At one point my husband even told me he was considering going to the gas station up the street and buying me a pack of cigarettes because I was driving him crazy. (haha)
I quit cold turkey!
(why do they call it that anyway?)
My dad and sister quit at the same time and I had a lot of support which helped a lot!

Alcohol has been WAY different.
The first week was this awesome high I’ve never felt.
Like I was free!
That high went away and I’ve started to crave sugar.
Ice cream, candy bars, zebra cakes, and the list goes on and on.
(so much for cutting out calories by ditching alcohol)
I get frustrated and angry and I don’t know what to do.
I can’t smoke a cigarette, and I can’t have a glass of wine.
I actually have to sit with my feelings and figure out why they’re there and what to do with them.

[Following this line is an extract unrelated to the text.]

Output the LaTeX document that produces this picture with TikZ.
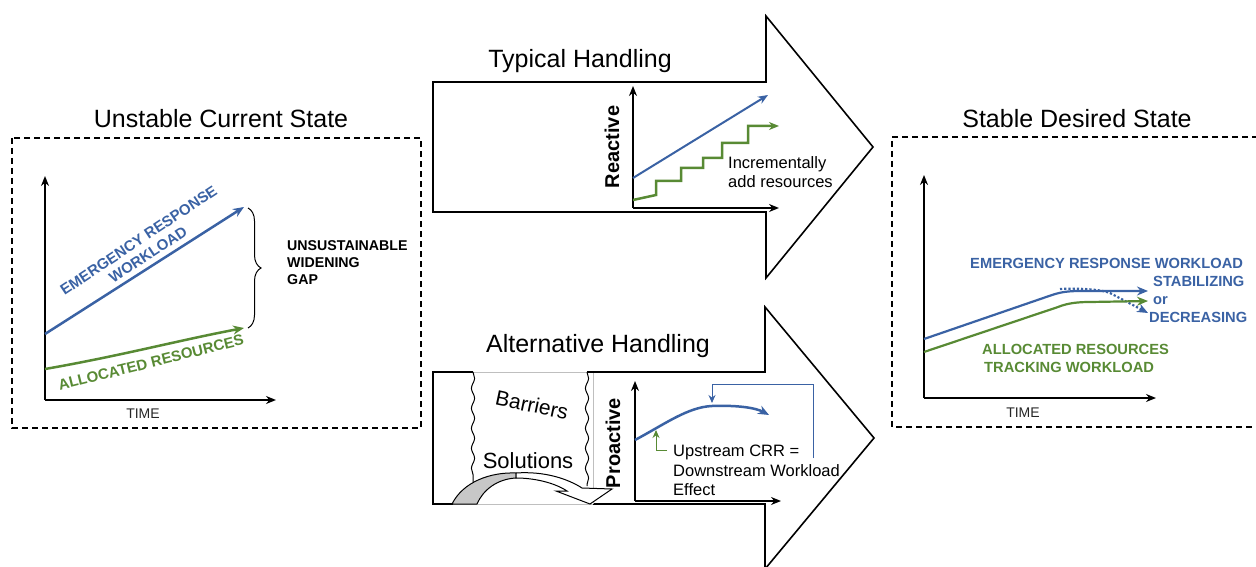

This has been the hardest (and the strangest) part of all.
This quit will be forever.
There is a voice just like the one with cigarettes that’s trying to lure me back to drinking. It’s telling me that I can’t have fun without it, that I need it to feel better, that it’s a stress reliever and that it helps with anxiety, awkwardness and discomfort.
It tells me that other people don’t want to hang out with me when I’m sober, that I’m not as fun, and that it makes the people I’m around uncomfortable (it might be right about the last one).
I do not want other people to quit because I am.
I do not sit and watch everyone else with judging eyes and feel like I am better because I am sober.
I had to quit for me because I could feel it dragging me down and becoming bigger than I could handle.
And like I said before, it is sad to see a young person addicted to something that has absolutely nothing positive to offer them.

I plan to continue to write about how this journey goes. This journey to forever. I might even share awesome non-alcoholic drink recipes, and motivational quotes. This is my life now and I am proud of it. I am free.